Uncategorized

A Trinity Symbol for Trinity Sunday

Yesterday afternoon, I got a call from Rev. Ellen Peach, a retired United Methodist pastor who worships with us at Keith Church. She told me she and David Siklosi had been working on a visual design for today, which is Trinity Sunday (which is always the Sunday after Pentecost when the church celebrates the gift of the Holy Spirit). She wondered if I could meet them over at the church to let them in so they could hang it in the Gathering. 

When I arrived, David’s pickup truck was already parked under the awning. In the back was a ladder and three rings formed from water hoses (they looked like hula hoops) fastened together. I said something you would probably expect me to say: “it looks like a three-ring circus around here.”

David Siklosi – “The Lord of the Rings”

We brought it into the Gathering along with the assortment of rope and streamers that Ellen had brought. It was clear we needed a taller ladder, so David and I fetched the big one the church has. Ellen went to get some scissors and tape, and we proceeded to affix three sets of white streamers and some loose rope to each of the three rings. Then we tacked some shiny tinsel to the wooden bar across the back. Then David hoisted the whole contraption into the air with thirty-pound fishing line hanging from the spotlight racks. By then, our worship leader Josh Stephens had shown up and he helped us make sure everything was level and centered. 

I love that the church’s teaching of the Trinity is all about teamwork, cooperation, what the ancients called “co-inherence.” It was like we were all participating in that same spirit of teamwork and cooperation, that we were all sharing together in the life and the energy of the Trinity in the teamwork that it took for us to prepare and to place this symbolic representation of it in our worship space.

Once it was in place, we all stepped back and took it all in. When we had arrived, I couldn’t quite picture what they had in mind, but once it was up there above us, in front of us, I could see that it was beautiful in its elegant simplicity in symbolizing the mystery and the majesty of the Trinity. I confessed to Ellen that even though I’m not gifted with such creativity myself, I sure can appreciate it when I see it!

Then, in a flash of inspiration, I said to them, “Hold on a sec, let me flip on the light behind the cross.” Then when we stood together in the back of the Gathering and looked at it again, we could see the light of the cross shining through the shimmering tinsel streaming down through the center of the rings. That was the real “ahh” moment for me. 

I took a photo of it with my phone and sent it to our associate pastor Andrew Lay. He was mighty impressed as well and posted it on our church’s social media where several folks near and far have marveled at it. 

Over the rest of last evening and throughout this Trinity Sunday, I’ve continued to ponder this serendipitous alignment of symbols in our worship space and to wonder if the symbol of the Trinity might help us reflect on the significance of the cross. If wonder if it might be helpful for us, in other words, to look upon the cross through the lens of the Trinity. 

I remember a paper I wrote in seminary in which I explored the possibility of a Trinitarian theory of the atonement.

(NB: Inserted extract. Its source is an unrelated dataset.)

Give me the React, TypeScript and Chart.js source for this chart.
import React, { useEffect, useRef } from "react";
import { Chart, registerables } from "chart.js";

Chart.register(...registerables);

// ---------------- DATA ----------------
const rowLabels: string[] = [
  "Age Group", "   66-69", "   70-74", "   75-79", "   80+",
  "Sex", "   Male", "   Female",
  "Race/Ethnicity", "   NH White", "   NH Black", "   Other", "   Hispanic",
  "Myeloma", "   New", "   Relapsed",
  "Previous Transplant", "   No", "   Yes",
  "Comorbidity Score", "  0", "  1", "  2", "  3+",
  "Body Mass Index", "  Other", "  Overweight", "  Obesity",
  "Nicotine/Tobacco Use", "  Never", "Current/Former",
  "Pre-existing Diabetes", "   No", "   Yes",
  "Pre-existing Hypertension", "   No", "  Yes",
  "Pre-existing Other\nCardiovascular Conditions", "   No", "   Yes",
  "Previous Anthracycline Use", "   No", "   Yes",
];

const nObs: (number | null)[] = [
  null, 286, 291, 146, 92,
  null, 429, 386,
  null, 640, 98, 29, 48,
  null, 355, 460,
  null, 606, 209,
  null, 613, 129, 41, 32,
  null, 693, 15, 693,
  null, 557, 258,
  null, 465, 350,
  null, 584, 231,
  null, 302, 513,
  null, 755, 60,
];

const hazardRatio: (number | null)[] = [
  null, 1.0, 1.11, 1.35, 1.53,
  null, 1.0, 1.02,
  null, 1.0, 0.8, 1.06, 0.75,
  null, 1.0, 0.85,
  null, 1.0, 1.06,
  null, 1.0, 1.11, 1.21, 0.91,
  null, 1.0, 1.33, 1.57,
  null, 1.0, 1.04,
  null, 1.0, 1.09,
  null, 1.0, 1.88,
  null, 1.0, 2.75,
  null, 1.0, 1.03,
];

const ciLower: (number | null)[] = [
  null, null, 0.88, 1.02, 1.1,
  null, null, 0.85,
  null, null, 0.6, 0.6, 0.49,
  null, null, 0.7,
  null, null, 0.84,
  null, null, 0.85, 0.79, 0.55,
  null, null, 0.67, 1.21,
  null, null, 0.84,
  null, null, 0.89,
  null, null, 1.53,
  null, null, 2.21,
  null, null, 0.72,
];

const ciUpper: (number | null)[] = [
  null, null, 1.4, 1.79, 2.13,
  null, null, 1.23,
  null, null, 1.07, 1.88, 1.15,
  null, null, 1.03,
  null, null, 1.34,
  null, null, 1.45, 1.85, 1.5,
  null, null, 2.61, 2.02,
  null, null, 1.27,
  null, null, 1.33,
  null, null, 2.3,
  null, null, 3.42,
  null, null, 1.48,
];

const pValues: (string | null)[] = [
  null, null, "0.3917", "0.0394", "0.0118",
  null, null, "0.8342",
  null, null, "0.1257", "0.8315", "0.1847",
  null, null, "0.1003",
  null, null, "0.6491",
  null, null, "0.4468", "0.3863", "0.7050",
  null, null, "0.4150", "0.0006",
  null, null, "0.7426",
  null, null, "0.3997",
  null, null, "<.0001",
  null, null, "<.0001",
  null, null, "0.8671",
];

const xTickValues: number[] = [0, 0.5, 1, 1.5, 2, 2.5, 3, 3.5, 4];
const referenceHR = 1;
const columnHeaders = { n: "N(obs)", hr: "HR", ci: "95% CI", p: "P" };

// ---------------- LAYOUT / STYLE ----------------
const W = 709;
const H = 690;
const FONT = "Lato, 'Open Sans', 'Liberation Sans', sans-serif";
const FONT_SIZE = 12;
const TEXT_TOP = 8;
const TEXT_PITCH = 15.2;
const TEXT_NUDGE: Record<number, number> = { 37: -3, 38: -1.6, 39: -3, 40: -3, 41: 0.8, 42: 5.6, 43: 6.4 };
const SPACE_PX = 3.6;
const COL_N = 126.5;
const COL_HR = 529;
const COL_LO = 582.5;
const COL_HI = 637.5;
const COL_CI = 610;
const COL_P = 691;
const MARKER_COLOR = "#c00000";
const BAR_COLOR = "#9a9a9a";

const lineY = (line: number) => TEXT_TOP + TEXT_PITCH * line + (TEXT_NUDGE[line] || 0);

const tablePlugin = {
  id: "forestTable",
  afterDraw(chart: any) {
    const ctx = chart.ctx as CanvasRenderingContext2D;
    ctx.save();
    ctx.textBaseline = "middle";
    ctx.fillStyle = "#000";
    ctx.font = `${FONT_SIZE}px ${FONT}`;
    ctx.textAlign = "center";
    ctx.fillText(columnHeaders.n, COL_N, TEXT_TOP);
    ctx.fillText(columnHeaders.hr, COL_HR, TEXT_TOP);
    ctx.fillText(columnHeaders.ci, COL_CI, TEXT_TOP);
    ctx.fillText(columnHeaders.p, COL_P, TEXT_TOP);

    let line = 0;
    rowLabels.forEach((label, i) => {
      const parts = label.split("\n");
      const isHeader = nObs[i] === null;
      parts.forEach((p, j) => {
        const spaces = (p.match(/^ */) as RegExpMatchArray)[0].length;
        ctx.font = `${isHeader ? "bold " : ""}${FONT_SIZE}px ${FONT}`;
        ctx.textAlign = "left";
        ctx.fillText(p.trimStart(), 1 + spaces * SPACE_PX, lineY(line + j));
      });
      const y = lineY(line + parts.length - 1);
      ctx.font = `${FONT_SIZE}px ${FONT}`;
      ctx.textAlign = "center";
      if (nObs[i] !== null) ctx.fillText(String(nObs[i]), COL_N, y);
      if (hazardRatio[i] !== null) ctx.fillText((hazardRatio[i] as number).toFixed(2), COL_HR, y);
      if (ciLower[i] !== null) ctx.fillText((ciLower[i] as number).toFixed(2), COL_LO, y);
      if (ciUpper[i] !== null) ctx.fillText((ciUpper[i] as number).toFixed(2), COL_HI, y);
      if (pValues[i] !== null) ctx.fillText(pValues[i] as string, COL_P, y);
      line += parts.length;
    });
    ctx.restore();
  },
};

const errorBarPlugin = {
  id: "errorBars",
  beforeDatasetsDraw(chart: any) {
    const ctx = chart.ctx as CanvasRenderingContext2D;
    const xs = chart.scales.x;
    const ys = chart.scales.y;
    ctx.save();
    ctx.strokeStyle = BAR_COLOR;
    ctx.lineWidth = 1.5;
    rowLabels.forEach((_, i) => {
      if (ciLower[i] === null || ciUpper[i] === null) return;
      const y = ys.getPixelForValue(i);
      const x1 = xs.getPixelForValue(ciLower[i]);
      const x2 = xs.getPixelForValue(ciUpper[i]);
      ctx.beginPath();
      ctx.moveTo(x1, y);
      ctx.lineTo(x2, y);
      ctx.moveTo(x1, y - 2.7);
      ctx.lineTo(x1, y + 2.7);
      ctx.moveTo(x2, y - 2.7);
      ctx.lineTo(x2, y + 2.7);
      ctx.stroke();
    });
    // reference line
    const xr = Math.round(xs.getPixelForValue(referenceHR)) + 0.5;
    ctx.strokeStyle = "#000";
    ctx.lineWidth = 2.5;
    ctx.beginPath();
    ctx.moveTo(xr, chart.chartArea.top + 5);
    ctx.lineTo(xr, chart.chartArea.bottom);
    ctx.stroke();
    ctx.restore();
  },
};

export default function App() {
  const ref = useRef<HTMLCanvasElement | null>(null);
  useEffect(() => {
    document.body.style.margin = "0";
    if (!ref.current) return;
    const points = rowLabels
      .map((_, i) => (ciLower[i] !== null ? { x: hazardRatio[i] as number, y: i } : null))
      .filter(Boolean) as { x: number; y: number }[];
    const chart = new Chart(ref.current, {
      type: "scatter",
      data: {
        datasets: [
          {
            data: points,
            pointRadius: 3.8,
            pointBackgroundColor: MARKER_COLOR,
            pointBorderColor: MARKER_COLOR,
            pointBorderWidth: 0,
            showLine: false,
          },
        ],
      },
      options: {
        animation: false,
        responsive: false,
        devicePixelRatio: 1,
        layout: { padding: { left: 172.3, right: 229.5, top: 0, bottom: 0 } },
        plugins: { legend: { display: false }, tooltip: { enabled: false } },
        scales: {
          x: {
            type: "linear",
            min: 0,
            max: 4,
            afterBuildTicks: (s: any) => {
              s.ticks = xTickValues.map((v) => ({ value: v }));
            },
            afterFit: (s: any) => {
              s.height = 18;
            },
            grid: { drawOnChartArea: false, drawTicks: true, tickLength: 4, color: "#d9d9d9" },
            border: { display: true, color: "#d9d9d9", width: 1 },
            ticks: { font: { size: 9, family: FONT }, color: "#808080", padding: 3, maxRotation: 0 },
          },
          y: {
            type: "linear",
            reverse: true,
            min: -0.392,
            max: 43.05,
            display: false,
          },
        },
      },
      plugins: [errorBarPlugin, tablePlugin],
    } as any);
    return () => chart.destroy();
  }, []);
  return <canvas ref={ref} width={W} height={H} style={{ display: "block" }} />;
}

The atonement has to do with how we are reconciled or made “at-one” again with God. Most of the atonement theories advanced throughout Christian history have focused either on the work of Christ on the cross or on some sort of transaction between God and Jesus on our behalf. 

In my paper, however, I posed this question: what if the atonement was not just Jesus acting alone or something that took place between God and Jesus, but rather was an event in which the entire Trinity – Father, Son and Holy Spirit – was involved and engaged? 

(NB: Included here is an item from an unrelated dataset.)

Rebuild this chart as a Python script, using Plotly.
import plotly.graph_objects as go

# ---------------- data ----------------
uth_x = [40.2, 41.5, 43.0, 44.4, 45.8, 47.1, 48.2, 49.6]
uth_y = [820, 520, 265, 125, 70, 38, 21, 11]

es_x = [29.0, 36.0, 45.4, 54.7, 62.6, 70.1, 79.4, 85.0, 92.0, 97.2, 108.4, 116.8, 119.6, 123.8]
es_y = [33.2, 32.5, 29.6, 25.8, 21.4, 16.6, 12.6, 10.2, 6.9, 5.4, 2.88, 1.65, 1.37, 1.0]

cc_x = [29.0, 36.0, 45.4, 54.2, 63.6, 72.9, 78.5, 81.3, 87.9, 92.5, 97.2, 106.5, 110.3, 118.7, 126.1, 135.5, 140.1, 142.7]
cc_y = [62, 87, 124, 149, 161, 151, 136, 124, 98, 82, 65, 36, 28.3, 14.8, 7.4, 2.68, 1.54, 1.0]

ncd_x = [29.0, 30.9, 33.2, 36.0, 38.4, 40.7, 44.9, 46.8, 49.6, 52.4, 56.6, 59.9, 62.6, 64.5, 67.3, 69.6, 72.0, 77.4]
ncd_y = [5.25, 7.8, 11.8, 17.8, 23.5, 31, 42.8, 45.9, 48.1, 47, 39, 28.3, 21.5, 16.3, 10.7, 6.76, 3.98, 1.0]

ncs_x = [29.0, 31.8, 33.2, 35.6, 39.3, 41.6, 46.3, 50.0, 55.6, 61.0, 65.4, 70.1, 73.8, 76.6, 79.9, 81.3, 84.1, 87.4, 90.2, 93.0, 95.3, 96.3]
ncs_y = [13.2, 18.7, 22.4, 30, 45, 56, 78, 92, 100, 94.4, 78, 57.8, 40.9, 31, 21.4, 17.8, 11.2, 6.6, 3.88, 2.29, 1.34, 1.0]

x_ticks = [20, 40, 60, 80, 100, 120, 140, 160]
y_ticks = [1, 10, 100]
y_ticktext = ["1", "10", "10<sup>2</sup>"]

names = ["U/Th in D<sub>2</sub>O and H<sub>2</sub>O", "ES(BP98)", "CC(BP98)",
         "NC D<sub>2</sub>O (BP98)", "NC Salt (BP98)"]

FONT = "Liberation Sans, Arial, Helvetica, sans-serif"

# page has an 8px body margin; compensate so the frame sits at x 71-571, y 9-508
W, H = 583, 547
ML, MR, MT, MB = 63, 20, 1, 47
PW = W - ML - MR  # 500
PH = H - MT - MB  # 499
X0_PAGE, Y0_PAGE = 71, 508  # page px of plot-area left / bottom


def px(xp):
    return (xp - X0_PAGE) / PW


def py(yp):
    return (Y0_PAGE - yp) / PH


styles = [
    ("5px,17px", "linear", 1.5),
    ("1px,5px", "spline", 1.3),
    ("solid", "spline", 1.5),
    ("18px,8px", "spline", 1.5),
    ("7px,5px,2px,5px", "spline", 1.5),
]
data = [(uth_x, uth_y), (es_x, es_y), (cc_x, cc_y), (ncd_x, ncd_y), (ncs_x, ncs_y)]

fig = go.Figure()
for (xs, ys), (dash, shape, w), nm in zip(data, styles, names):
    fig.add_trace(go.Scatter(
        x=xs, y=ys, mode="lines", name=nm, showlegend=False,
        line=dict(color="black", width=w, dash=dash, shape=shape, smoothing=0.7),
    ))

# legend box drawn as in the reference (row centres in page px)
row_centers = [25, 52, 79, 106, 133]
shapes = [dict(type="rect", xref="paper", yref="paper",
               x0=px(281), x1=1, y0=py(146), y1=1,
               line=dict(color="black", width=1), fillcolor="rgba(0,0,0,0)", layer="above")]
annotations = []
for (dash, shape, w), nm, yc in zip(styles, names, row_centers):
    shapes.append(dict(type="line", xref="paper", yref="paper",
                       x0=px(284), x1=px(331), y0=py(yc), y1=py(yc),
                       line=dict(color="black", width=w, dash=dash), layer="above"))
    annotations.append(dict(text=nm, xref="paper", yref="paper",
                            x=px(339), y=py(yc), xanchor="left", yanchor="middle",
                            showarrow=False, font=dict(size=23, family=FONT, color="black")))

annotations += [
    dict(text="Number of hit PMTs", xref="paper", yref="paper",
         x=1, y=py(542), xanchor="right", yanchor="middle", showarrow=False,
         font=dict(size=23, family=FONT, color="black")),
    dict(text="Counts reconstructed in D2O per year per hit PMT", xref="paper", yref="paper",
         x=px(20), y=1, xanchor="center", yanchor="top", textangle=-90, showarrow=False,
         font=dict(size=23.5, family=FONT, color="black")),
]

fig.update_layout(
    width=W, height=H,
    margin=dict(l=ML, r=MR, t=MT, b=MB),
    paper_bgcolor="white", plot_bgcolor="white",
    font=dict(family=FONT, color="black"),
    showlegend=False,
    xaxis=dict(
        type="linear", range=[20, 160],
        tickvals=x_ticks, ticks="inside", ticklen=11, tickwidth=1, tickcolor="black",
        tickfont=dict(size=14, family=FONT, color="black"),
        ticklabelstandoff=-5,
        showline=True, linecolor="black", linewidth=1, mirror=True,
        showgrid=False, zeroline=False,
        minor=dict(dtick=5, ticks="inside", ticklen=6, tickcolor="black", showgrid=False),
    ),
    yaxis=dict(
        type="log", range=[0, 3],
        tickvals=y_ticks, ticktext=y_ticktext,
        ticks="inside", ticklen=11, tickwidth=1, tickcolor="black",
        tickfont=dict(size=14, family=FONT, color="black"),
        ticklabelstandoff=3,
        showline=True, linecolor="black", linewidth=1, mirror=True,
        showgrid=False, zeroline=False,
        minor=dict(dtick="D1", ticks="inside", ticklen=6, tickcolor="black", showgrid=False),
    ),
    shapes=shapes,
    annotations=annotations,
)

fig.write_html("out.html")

I went on to suggest that perhaps it is by the light of the Holy Spirit that we can see that Jesus gave his life for us on the cross to show us the depth of God’s love and mercy and grace toward us. In other words, when we look at the cross, we can see not just the work of Jesus but the work of the whole of the Holy Trinity to win back our at-one-ment with the one God. 

I don’t know. I’m still thinking about all this, pondering it. I suppose the best symbols always have a surplus of meaning and significance. The deepest mysteries, like the doctrine of the Trinity, are always inexhaustible.

But after church today, I called together some of the children who were there and asked them to join me in the back of the Gathering. I pointed out the symbol of the Trinity and we talked a bit about how it represents the one God we encounter and worship in the Spirit of Jesus Christ. And then I asked them if they saw anything back behind it, shining through. One of the girls spoke up immediately and said, “the cross!”

After commenting on how cool that was to see, I then talked about how I have to wear glasses to help me see things more clearly, and maybe this idea of God as a Trinity is like a pair of glasses that can help us to see and understand the cross more clearly. 

I’m not sure if they understood a thing that I was talking about. I will admit I was pretty inarticulate. But maybe someday they will remember peering through that suspended symbol of the Trinity and seeing the light of the cross. And maybe then they’ll see it a little more clearly and understand it a little better. At least, as well as any of us can understand something like that. Something so magnificent.